In July we've mentioned an opinion of AG Sharpston in Verein für Konsumenteninformation case (C-127/15), which concerned debt collection agencies and a possibility of them being recognised as credit intermediaries (Debt collection agencies as ... - in this post we present the facts of the case in details). Today the CJEU issued a judgment in this case.
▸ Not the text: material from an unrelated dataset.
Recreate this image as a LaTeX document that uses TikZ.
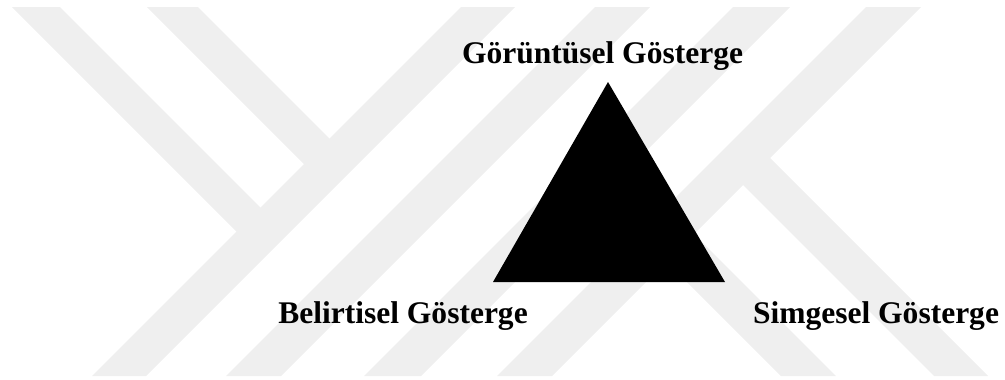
\documentclass[tikz,border=0pt]{standalone}
\usepackage{fontspec}
\setmainfont{Liberation Serif}
\usetikzlibrary{positioning}
\definecolor{filigrangri}{RGB}{239,239,239}
\tikzset{
  bant/.style={fill=filigrangri},
  etiket/.style={font=\fontsize{26.9}{30}\selectfont\bfseries, anchor=base, inner sep=0pt}
}
\begin{document}
\begin{tikzpicture}[x=0.03cm, y=-0.03cm]
\useasboundingbox (0,0) rectangle (1005,379);
% filigran: egik bantlar
\fill[bant] (461,7) -- (515,7) -- (146,376) -- (92,376) -- cycle;
\fill[bant] (595,7) -- (650,7) -- (281,376) -- (226,376) -- cycle;
\fill[bant] (733,7) -- (790,7) -- (421,376) -- (364,376) -- cycle;
\fill[bant] (866,7) -- (921,7) -- (552,376) -- (497,376) -- cycle;
% sol kollar
\fill[bant] (12,7) -- (60,7) -- (266.5,213.5) -- (242.5,237.5) -- cycle;
\fill[bant] (147,7) -- (198,7) -- (335.5,144.5) -- (310,170) -- cycle;
% sag kollar
\fill[bant] (764,152) -- (988,376) -- (934,376) -- (737,179) -- cycle;
\fill[bant] (688,228) -- (836,376) -- (781,376) -- (660.5,255.5) -- cycle;
% ucgen
\coordinate (tepe) at (608,82);
\coordinate (solkose) at (493,282);
\coordinate (sagkose) at (725,282);
\fill (tepe) -- (solkose) -- (sagkose) -- cycle;
% etiketler
\node[etiket] (goruntusel) at (602.5,63) {Görüntüsel Gösterge};
\node[etiket] (belirtisel) at (403,323) {Belirtisel Gösterge};
\node[etiket] (simgesel) at (876,323) {Simgesel Gösterge};
\end{tikzpicture}
\end{document}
The CJEU shared AG Sharpston's opinion that the credit rescheduling agreement concluded between consumers and Inko, acting as a credit collection agency on behalf of the lender, could not be recognised as a 'free of charge' agreement, if it obliged consumers to repay the total amount of the credit and to pay interests and costs that were not agreed on in the initial contract. The concept of a 'credit agreement' is broad and covers also agreements on rescheduling of repayments of existing debts (para 30), incl. when these are concluded by credit intermediaries acting on behalf of the lender (para 32). Since in the given case, consumers would be obliged to pay first Inko's costs, and then remaining capital due and interest, they had a new obligation placed on them, which was not agreed in the initial contract - to pay the costs of a credit recovery agency (para 38-39). Therefore, the credit rescheduling agreement could not be seen as concluded free of charge.
While the CJEU further agrees that debt collection agency, such as Inko, should be perceived as a 'credit intermediary' (under Art. 3(f) of the Consumer Credit Directive), it doesn't, however, share the view of AG Sharpston that this would place any pre-contractual information obligations on the agency. While credit intermediaries have a duty to inform, this obligation does not stretch to 'credit intermediaries in an ancillary capacity' pursuant to Art. 7 of the Consumer Credit Directive, and this category encompasses such persons who are not credit intermediaries as their main purpose of trade, business or profession (para 47). If the referring court then determines that Inko only acted as a credit intermediary in an ancillary capacity, they would not be found negligent in not providing pre-contractual information to consumers. However, in this case the lender would need to ensure that such information reaches consumers (para 52).
The last part of the judgment is somewhat disappointing, considering that when debt collection agencies contact consumers they won't have an obligation to provide pre-contractual credit information, as long as they would maintain debt collection as only part of their trade. Banks (lenders) might not always be immediately aware that such a contact has occurred, which might hinder their performance of duty to inform.